Is it a stretch to imagine activists might someday push for affirmative action programs for lesbian, gay, bisexual and transgender students? For now, administrators are just weighing whether to include a question about sexual orientation on application forms to determine whether California’s state colleges are presently adequately serving the LGBT community:

California’s state colleges and universities are laying plans to ask students about their sexual orientation next year on application or enrollment forms, becoming the largest group of schools in the country to do so. The move has raised the hopes of gay activists for recognition but the concerns of others about privacy.

The questions, which students could answer voluntarily, would be posed because of a little-known state law aimed at gauging the size of lesbian, gay, bisexual and transgender (LGBT) populations on the campuses. The law encourages UC, Cal State and community colleges to explore whether they are offering enough services, such as counseling, for those students.

“It would be useful to know if we are underserving the population,” said Jesse Bernal, the UC system’s interim diversity coordinator. In addition, giving students the opportunity to answer such questions, he added, “sends a positive message of inclusiveness to LGBT students and creates an environment that is inclusive and welcoming of diverse populations.”

Last fall, Elmhurst College in California became the first college in the country to ask about sexual orientation on a college application:

Elmhurst College, a 3,400-student school, asks applicants: “Would you consider yourself a member of the LGBT (lesbian, gay, bisexual, transgender) community?” A positive response could help students qualify for scholarships given to diversify the student body, according to Dean of Admission Gary Rold.

Some critics argued that the college’s move could be seen as a tool to bolster the gay population.

The school was not seeking to be a pioneer or to advance any political stance, Rold said.

“That we are first is not of any great consequence,” he said. “We are just trying to collect information for our purposes to help out students.”

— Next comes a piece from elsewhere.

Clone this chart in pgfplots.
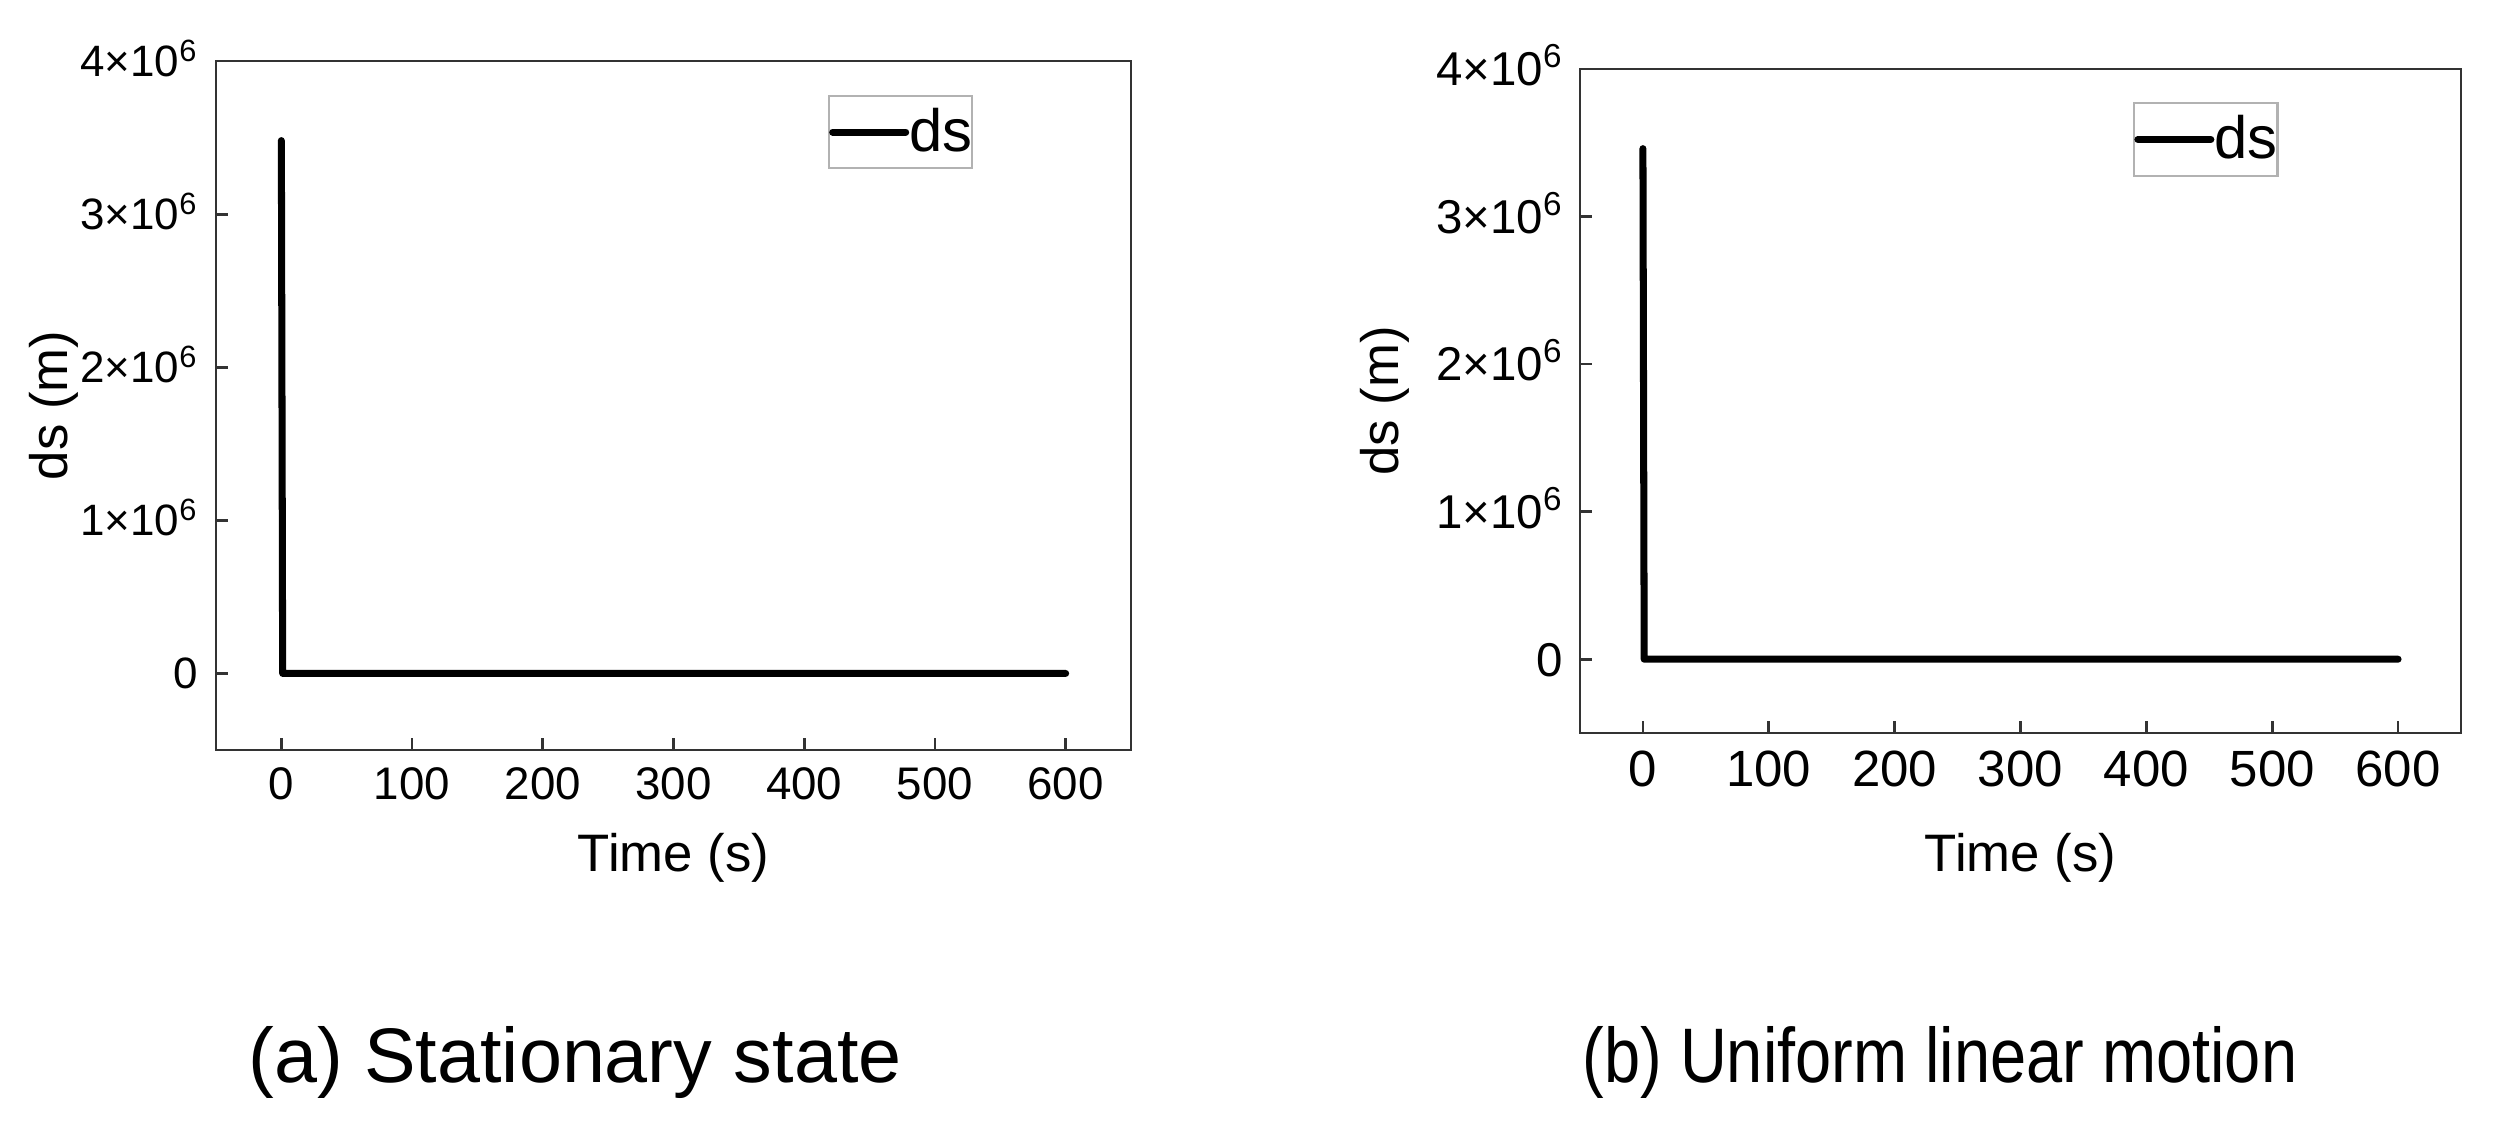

The negatives of this vastly outweigh the potential benefits. Not only could the information be improperly used — say to either discriminate against or give preference to LGBT students — but it also suggests sexual orientation is somehow relevant to education. The college admissions process should aim to determine what students would be able to meet the rigorous academic requirements of a university experience. While any number of factors — including family background, ethnicity, religion and state of health — affect a student’s ability to succeed in college, it’s not necessary to know details about those aspects of students’ lives to know whether they have been successful academically in high school and whether they demonstrate a propensity to be able to effectively engage and internalize appropriate course materials. The more I think about it, the more I wonder why schools ask for any of that information. Why not look exclusively at demonstrated academic performance? This goes back to the expansion of the purpose of universities beyond education to some kind of four-year rite of passage to adulthood.